The Southern Education Foundation a organization founded in 1867 to improve educational excellence and equity in the South released a report in June highly critical of the private student scholarship program enacted by our Legislature three years ago. Now, the SEF is proposing a change in the program to eliminate a loophole that it says allows students already in private schools to benefit rather than poor kids in failing public schools.

The Georgia General Assembly passed legislation in 2008 allowing individuals and corporations, within limits, to claim a dollar-for-dollar tax credit for collectively donating up to $50 million a year to student scholarship organizations, which funnel the money to private schools.

While supporters maintain that the program provides children of modest means a chance to attend private schools, critics counter that it diverts public tax money to a program that has little to no accountability to taxpayers and has sidestepped its stated original objective of giving poor students the chance to escape low-performing schools and attend private schools.

As a result of a two-year study of the scholarship program, SEF concluded in its June study:

Georgia’s program of tax credit scholarships for private K-12 schools has failed to achieve its primary public aim of providing the state’s low income children attending troubled public schools with new, affordable opportunities for a good education. During the last three years, the state program has diverted more than $72 million of Georgia’s tax revenues to private organizations operating virtually in secret.

Based on all available evidence, SEF finds that the law has been carried out in large measure as a means to publicly finance the attendance of relatively well-to-do students, many of whom are already in private schools. And, the report finds that instead of saving state tax funds, each of the private school scholarships financed by Georgia’s tax credits has cost the state government more than twice what it would spend to send a child to public schools

Now, the SEF is petitioning the Georgia Department of Revenue to adopt administrative rules to stop students attending private schools from qualifying to receive tax credit scholarships by merely registering at but never attending a public school.

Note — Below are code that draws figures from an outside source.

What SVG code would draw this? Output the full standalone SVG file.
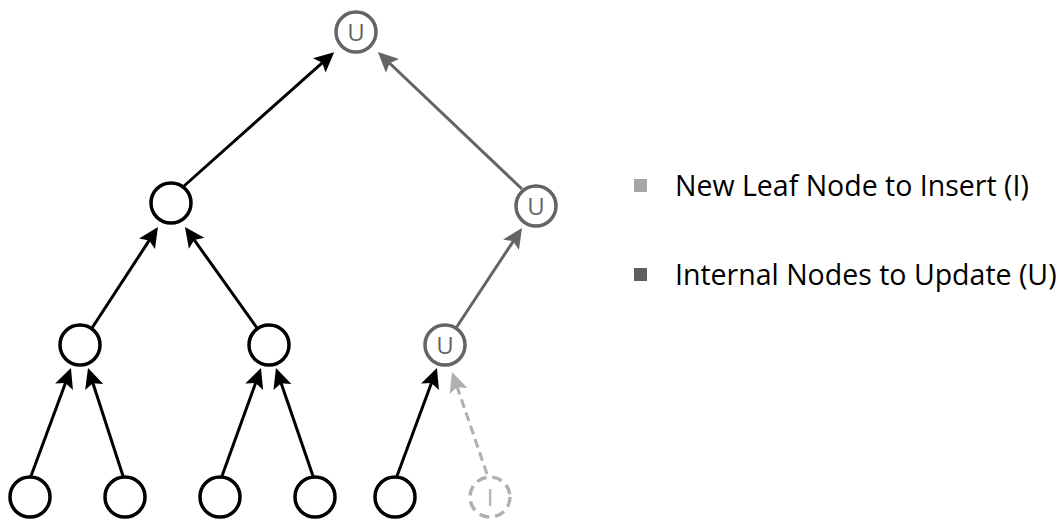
<svg xmlns="http://www.w3.org/2000/svg" width="1064" height="524" viewBox="0 0 1064 524">
<style>
.n{fill:#fff;stroke:#000;stroke-width:3.5}
.u{fill:#fff;stroke:#646464;stroke-width:3.5}
.i{fill:#fff;stroke:#b0b0b0;stroke-width:3.5;stroke-dasharray:10 6}
.lt{font-family:"Open Sans","Liberation Sans",sans-serif;font-size:24px;text-anchor:middle}
.lg{font-family:"Open Sans","Liberation Sans",sans-serif;font-size:28.5px;fill:#000}
.cb{stroke:#000;stroke-width:3;fill:none}
.cg{stroke:#646464;stroke-width:3;fill:none}
.cl{stroke:#b0b0b0;stroke-width:3;fill:none;stroke-dasharray:9 5}
</style>
<defs>
<marker id="ab" markerUnits="userSpaceOnUse" viewBox="-12 -12 24 24" refX="0" refY="0" markerWidth="24" markerHeight="24" orient="auto"><path d="M10,0 L-10,-9.5 L-6,0 L-10,9.5 Z" fill="#000"/></marker>
<marker id="ag" markerUnits="userSpaceOnUse" viewBox="-12 -12 24 24" refX="0" refY="0" markerWidth="24" markerHeight="24" orient="auto"><path d="M10,0 L-10,-9.5 L-6,0 L-10,9.5 Z" fill="#646464"/></marker>
<marker id="al" markerUnits="userSpaceOnUse" viewBox="-12 -12 24 24" refX="0" refY="0" markerWidth="24" markerHeight="24" orient="auto"><path d="M10,0 L-10,-9.5 L-6,0 L-10,9.5 Z" fill="#b0b0b0"/></marker>
</defs>
<g id="connectors">
<line class="cb" x1="184" y1="186" x2="326.7" y2="58.8" marker-end="url(#ab)"/>
<line class="cg" x1="522" y1="189" x2="385.2" y2="59" marker-end="url(#ag)"/>
<line class="cb" x1="92" y1="328" x2="152.5" y2="235.4" marker-end="url(#ab)"/>
<line class="cb" x1="257" y1="328" x2="190.8" y2="235.1" marker-end="url(#ab)"/>
<line class="cg" x1="456" y1="328" x2="516.5" y2="236.3" marker-end="url(#ag)"/>
<line class="cb" x1="31" y1="476" x2="67.5" y2="377.4" marker-end="url(#ab)"/>
<line class="cb" x1="123" y1="476" x2="91.1" y2="377.5" marker-end="url(#ab)"/>
<line class="cb" x1="222" y1="476" x2="257.6" y2="377.4" marker-end="url(#ab)"/>
<line class="cb" x1="313" y1="476" x2="279.2" y2="377.5" marker-end="url(#ab)"/>
<line class="cb" x1="397" y1="476" x2="433.5" y2="377.4" marker-end="url(#ab)"/>
<line class="cl" x1="487" y1="474" x2="455.3" y2="381.5" marker-end="url(#al)"/>
</g>
<g id="root"><circle class="u" cx="356" cy="32" r="20"/><text class="lt" x="356" y="41" fill="#646464">U</text></g>
<g id="l1a"><circle class="n" cx="171" cy="203" r="20"/></g>
<g id="l1b"><circle class="u" cx="536" cy="206" r="20"/><text class="lt" x="536" y="215" fill="#646464">U</text></g>
<g id="l2a"><circle class="n" cx="80" cy="345" r="20"/></g>
<g id="l2b"><circle class="n" cx="269" cy="345" r="20"/></g>
<g id="l2c"><circle class="u" cx="445" cy="345" r="20"/><text class="lt" x="445" y="354" fill="#646464">U</text></g>
<g id="leaf1"><circle class="n" cx="30" cy="497" r="20"/></g>
<g id="leaf2"><circle class="n" cx="125" cy="497" r="20"/></g>
<g id="leaf3"><circle class="n" cx="220" cy="497" r="20"/></g>
<g id="leaf4"><circle class="n" cx="315" cy="497" r="20"/></g>
<g id="leaf5"><circle class="n" cx="395" cy="497" r="20"/></g>
<g id="leafI"><circle class="i" cx="490" cy="497" r="20"/><text class="lt" x="490" y="506" fill="#b0b0b0">I</text></g>
<g id="legend">
<rect x="634" y="179" width="13" height="13" fill="#a6a6a6"/>
<text class="lg" x="675" y="196">New Leaf Node to Insert (I)</text>
<rect x="634" y="268" width="13" height="13" fill="#5f5f5f"/>
<text class="lg" x="675" y="285">Internal Nodes to Update (U)</text>
</g>
</svg>
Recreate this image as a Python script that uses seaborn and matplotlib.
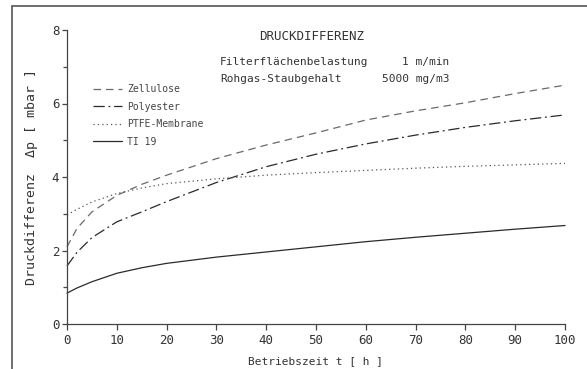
import matplotlib
matplotlib.use('Agg')
import matplotlib.pyplot as plt
import seaborn as sns
import pandas as pd
from matplotlib.patches import Rectangle

# Betriebszeit [h]
t = [0, 2, 5, 10, 15, 20, 30, 40, 50, 60, 70, 80, 90, 100]

# Druckdifferenz [mbar]
zellulose = [2.1, 2.6, 3.05, 3.5, 3.8, 4.05, 4.5, 4.87, 5.2, 5.55, 5.8, 6.02, 6.27, 6.5]
polyester = [1.58, 1.95, 2.35, 2.78, 3.05, 3.33, 3.85, 4.28, 4.62, 4.9, 5.14, 5.35, 5.53, 5.69]
ptfe = [2.97, 3.12, 3.32, 3.55, 3.7, 3.82, 3.95, 4.05, 4.12, 4.18, 4.24, 4.29, 4.33, 4.37]
ti19 = [0.84, 0.98, 1.15, 1.38, 1.53, 1.65, 1.82, 1.96, 2.1, 2.24, 2.36, 2.47, 2.58, 2.68]

labels = ['Zellulose', 'Polyester', 'PTFE-Membrane', 'TI 19']
series = [zellulose, polyester, ptfe, ti19]

df = pd.DataFrame({
    't': t * 4,
    'dp': sum(series, []),
    'Material': [lab for lab in labels for _ in t],
})

sns.set_style('ticks')
plt.rcParams['font.family'] = ['DejaVu Sans Mono', 'DejaVu Sans']

fig = plt.figure(figsize=(5.87, 3.69), dpi=100)
ax = fig.add_axes([67 / 587, 1 - 324 / 369, (565 - 67) / 587, (324 - 30) / 369])

styles = {
    'Zellulose': dict(color='#6a6a6a', linestyle=(0, (6, 4))),
    'Polyester': dict(color='#2a2a2a', linestyle=(0, (9, 3, 1.5, 3))),
    'PTFE-Membrane': dict(color='#555555', linestyle=(0, (1, 2.5))),
    'TI 19': dict(color='#2a2a2a', linestyle='-'),
}

for lab in labels:
    sub = df[df['Material'] == lab]
    sns.lineplot(data=sub, x='t', y='dp', ax=ax, label=lab, linewidth=0.9,
                 clip_on=False, **styles[lab])

ax.set_xlim(0, 100)
ax.set_ylim(0, 8)
ax.set_xticks(range(0, 101, 10))
ax.set_yticks([0, 2, 4, 6, 8])
ax.set_yticks([1, 3, 5, 7], minor=True)
sns.despine(ax=ax)
for s in ['left', 'bottom']:
    ax.spines[s].set_color('#444444')
    ax.spines[s].set_linewidth(0.9)
ax.tick_params(axis='both', which='both', direction='out', color='#444444',
               width=0.9, labelcolor='#333333')
ax.tick_params(axis='x', length=4, pad=3, labelsize=9)
ax.tick_params(axis='y', length=3.5, pad=2, labelsize=9)
ax.tick_params(axis='y', which='minor', length=3)

ax.set_xlabel('Betriebszeit t [ h ]', fontsize=8, color='#333333', labelpad=7)
ax.set_ylabel('Druckdifferenz  Δp [ mbar ]', fontsize=9.5, color='#333333', labelpad=10)

leg = ax.legend(loc='upper left', bbox_to_anchor=(93 / 587, 1 - 84 / 369),
                bbox_transform=fig.transFigure, frameon=False, fontsize=7,
                handlelength=3.0, handletextpad=0.5, labelspacing=0.78,
                borderpad=0, borderaxespad=0)
for txt in leg.get_texts():
    txt.set_color('#444444')

fig.text(312 / 587, 1 - 36 / 369, 'DRUCKDIFFERENZ', ha='center', va='center',
         fontsize=9, color='#333333')
fig.text(220 / 587, 1 - 62 / 369, 'Filterflächenbelastung', ha='left', va='center',
         fontsize=8, color='#333333')
fig.text(449 / 587, 1 - 62 / 369, '1 m/min', ha='right', va='center',
         fontsize=8, color='#333333')
fig.text(220 / 587, 1 - 79 / 369, 'Rohgas-Staubgehalt', ha='left', va='center',
         fontsize=8, color='#333333')
fig.text(449 / 587, 1 - 79 / 369, '5000 mg/m3', ha='right', va='center',
         fontsize=8, color='#333333')

# outer frame of the scanned figure
fig.patches.append(Rectangle((12 / 587, -0.1), 1.2, 1.1 - 6 / 369,
                             transform=fig.transFigure, fill=False,
                             edgecolor='#555555', linewidth=1.2))

fig.savefig('out.png', dpi=100)
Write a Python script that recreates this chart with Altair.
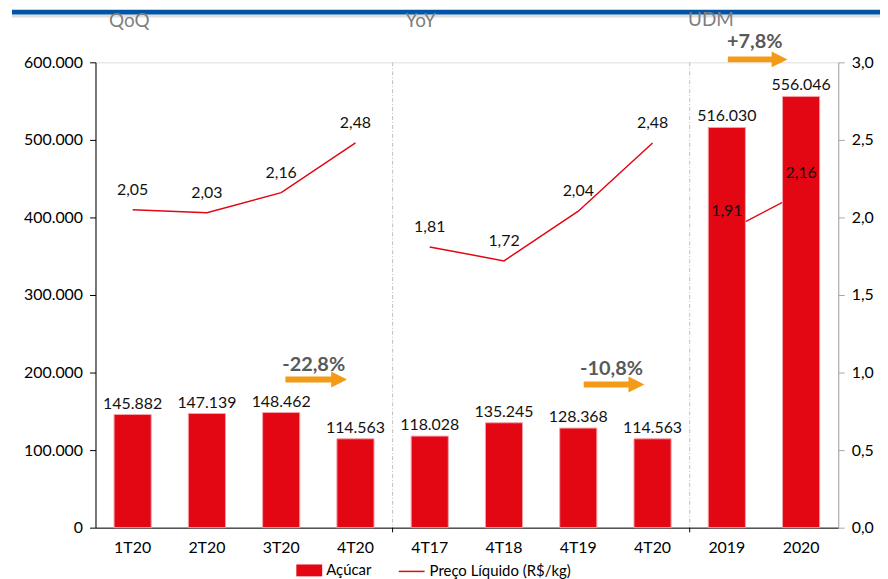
import altair as alt
import pandas as pd

# ---------------- data ----------------
keys = ["1T20|q", "2T20|q", "3T20|q", "4T20|q",
        "4T17|y", "4T18|y", "4T19|y", "4T20|y",
        "2019|u", "2020|u"]
groups = ["QoQ"] * 4 + ["YoY"] * 4 + ["UDM"] * 2
acucar = [145882, 147139, 148462, 114563, 118028, 135245, 128368, 114563, 516030, 556046]
preco = [2.05, 2.03, 2.16, 2.48, 1.81, 1.72, 2.04, 2.48, 1.91, 2.16]

section_titles = ["QoQ", "YoY", "UDM"]
section_title_x = [0.455, 4.378, 8.286]          # in category-band units
section_title_y = [653000, 653000, 654000]

change_labels = ["-22,8%", "-10,8%", "+7,8%"]
change_text_x = [2.938, 6.948, 8.876]
change_text_y = [210250, 205100, 625600]
arrow_start = [2.557, 6.573, 8.514]
arrow_head = [3.28, 7.283, 9.21]
arrow_y = [191000, 184600, 603800]

group_bounds = [4, 8]

RED = "#E30613"
ORANGE = "#F39B17"
FONT = "Lato"

df = pd.DataFrame({
    "key": keys,
    "grupo": groups,
    "acucar": acucar,
    "preco": preco,
})
df["acucar_lbl"] = [f"{v:,}".replace(",", ".") for v in acucar]
df["preco_lbl"] = [f"{v:.2f}".replace(".", ",") for v in preco]
df["serie_bar"] = "Açúcar"
df["serie_line"] = "Preço Líquido (R$/kg)"

titles_df = pd.DataFrame({"t": section_titles, "x": section_title_x, "y": section_title_y})
changes_df = pd.DataFrame({"t": change_labels, "x": change_text_x, "y": change_text_y,
                           "a0": arrow_start, "a1": arrow_head, "ay": arrow_y})
bounds_df = pd.DataFrame({"b": group_bounds, "top": [600000] * 2, "bot": [0] * 2, "tick": [-6000] * 2})

# ---------------- scales / encodings ----------------
band_scale = alt.Scale(domain=keys, paddingInner=0.5, paddingOuter=0.25)
x_axis = alt.Axis(title=None, labelExpr="split(datum.label, '|')[0]", ticks=False, tickSize=0,
                  domainColor="#000000", domainWidth=1, labelFont=FONT, labelFontSize=16,
                  labelColor="#000000", labelPadding=12, labelAngle=0)
x_band_axis = alt.X("key:N", sort=keys, scale=band_scale, axis=x_axis)
x_band = alt.X("key:N", sort=keys, scale=band_scale, axis=None)

left_scale = alt.Scale(domain=[0, 600000], nice=False, zero=True)
right_scale = alt.Scale(domain=[0, 3], nice=False, zero=True)
unit_scale = alt.Scale(domain=[0, 10], nice=False, zero=True)

left_axis = alt.Axis(title=None, orient="left", values=[0, 100000, 200000, 300000, 400000, 500000, 600000],
                     labelExpr="replace(format(datum.value, ','), ',', '.')", grid=False,
                     domainColor="#000000", tickColor="#000000", tickSize=6, labelPadding=7,
                     labelFont=FONT, labelFontSize=16, labelColor="#000000")
right_axis = alt.Axis(title=None, orient="right", values=[0, 0.5, 1, 1.5, 2, 2.5, 3],
                      labelExpr="replace(format(datum.value, '.1f'), '.', ',')", grid=False,
                      domainColor="#A6A6A6", tickColor="#A6A6A6", tickSize=6, labelPadding=7,
                      labelFont=FONT, labelFontSize=16, labelColor="#000000")

base = alt.Chart(df)

line = base.mark_line(strokeWidth=1.5).encode(
    x=x_band,
    y=alt.Y("preco:Q", scale=right_scale, axis=right_axis),
    detail="grupo:N",
    stroke=alt.Stroke("serie_line:N", scale=alt.Scale(domain=["Preço Líquido (R$/kg)"], range=[RED]),
                      legend=alt.Legend(orient="none", legendX=304, legendY=498, title=None,
                                        symbolType="stroke", symbolSize=676, symbolStrokeWidth=1.5,
                                        labelFont=FONT, labelFontSize=15, labelColor="#000000",
                                        labelOffset=4)),
)

bars = base.mark_bar(stroke="#F3A3A8", strokeWidth=1).encode(
    x=x_band_axis,
    y=alt.Y("acucar:Q", scale=left_scale, axis=left_axis),
    fill=alt.Fill("serie_bar:N", scale=alt.Scale(domain=["Açúcar"], range=[RED]),
                  legend=alt.Legend(orient="none", legendX=202, legendY=498, title=None,
                                    symbolType="M-1,-0.46H1V0.46H-1Z", symbolSize=676,
                                    symbolStrokeWidth=0, labelFont=FONT, labelFontSize=15,
                                    labelColor="#000000", labelOffset=4)),
)

bar_labels = base.mark_text(baseline="bottom", dy=-3, font=FONT, fontSize=16, color="#111111").encode(
    x=x_band,
    y=alt.Y("acucar:Q", scale=left_scale, axis=None),
    text="acucar_lbl:N",
)

line_labels = base.mark_text(baseline="middle", dy=-20, font=FONT, fontSize=16, color="#111111").encode(
    x=x_band,
    y=alt.Y("preco:Q", scale=right_scale, axis=None),
    text="preco_lbl:N",
)

separators = alt.Chart(bounds_df).mark_rule(color="#BFBFBF", strokeWidth=1, strokeDash=[4, 2, 1, 2]).encode(
    x=alt.X("b:Q", scale=unit_scale, axis=None),
    y=alt.Y("top:Q", scale=left_scale, axis=None),
    y2="bot:Q",
)
sep_ticks = alt.Chart(bounds_df).mark_rule(color="#000000", strokeWidth=1).encode(
    x=alt.X("b:Q", scale=unit_scale, axis=None),
    y=alt.Y("bot:Q", scale=left_scale, axis=None),
    y2="tick:Q",
)

titles = alt.Chart(titles_df).mark_text(font=FONT, fontSize=19, color="#7F7F7F", baseline="middle").encode(
    x=alt.X("x:Q", scale=unit_scale, axis=None),
    y=alt.Y("y:Q", scale=left_scale, axis=None),
    text="t:N",
)

change_text = alt.Chart(changes_df).mark_text(font=FONT, fontSize=20, fontWeight="bold", color="#595959",
                                              baseline="middle").encode(
    x=alt.X("x:Q", scale=unit_scale, axis=None),
    y=alt.Y("y:Q", scale=left_scale, axis=None),
    text="t:N",
)
arrow_shaft = alt.Chart(changes_df).mark_rule(color=ORANGE, strokeWidth=6).encode(
    x=alt.X("a0:Q", scale=unit_scale, axis=None),
    x2="a1:Q",
    y=alt.Y("ay:Q", scale=left_scale, axis=None),
)
arrow_tip = alt.Chart(changes_df).mark_point(shape="M-1,-1L1,0L-1,1Z", size=256, filled=True,
                                             color=ORANGE, opacity=1).encode(
    x=alt.X("a1:Q", scale=unit_scale, axis=None),
    y=alt.Y("ay:Q", scale=left_scale, axis=None),
)

header = alt.Chart(pd.DataFrame({"h": [0]})).mark_rect(color="#0055A5").encode(
    x=alt.value(-84), x2=alt.value(789), y=alt.value(-53), y2=alt.value(-48),
)
header_shadow = alt.Chart(pd.DataFrame({"h": [0]})).mark_rect(color="#C8C8C8", opacity=0.6).encode(
    x=alt.value(-84), x2=alt.value(789), y=alt.value(-48), y2=alt.value(-45),
)

chart = alt.layer(
    header_shadow, header, separators, sep_ticks, line, bars, bar_labels, line_labels,
    titles, arrow_shaft, arrow_tip, change_text,
).resolve_scale(
    x="independent", y="independent", fill="independent", stroke="independent",
).properties(
    width=747, height=468,
    autosize=alt.AutoSizeParams(type="none"),
    padding={"left": 88, "top": 53, "right": 42, "bottom": 50},
).configure_view(stroke=None).configure(background="white")

chart.save("out.html", embed_options={"renderer": "svg", "actions": False})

Clearly, this program needs review. The Atlanta Journal-Constitution spent a month researching it and found that few of the student scholarship organizations were willing to provide information about their scholarship recipients, including family income. The state Department of Revenue approves the tax credits and requires audits of the scholarship organizations, but appears to make no other attempt to verify that the money is being used as the law requires. This is an invitation for abuse.

According to SEF:

State tax funds in Georgia are diverted to private student scholarship organizations (SSOs) to provide private school scholarships to students “who are enrolled in a Georgia secondary or primary public school.” Several Georgia SSOs and private schools have helped parents of private school students register their children in a public school but never attend, as a way to receive tax credit scholarships.

SEF’s petition aimed at stopping this practice outlines how the SSO law was enacted for the purpose of helping students escape troubled public schools. The petition also demonstrates that Georgia laws on state-supported scholarships use the terms “enroll” and “attend” with interchangeable meanings. These laws, including the SSO law, carry out the legislative intent that students receive state-supported grants, such as HOPE scholarships, only if they are actually attending a school.

Georgia’s tax credit scholarship law diverted more than $72 million in tax revenues from the state treasury from the first year of the program in 2008 to 2010, and more than $18 million has been pre-approved to be diverted this year. In June, SEF issued a report documenting the “enroll” issue, among other abuses.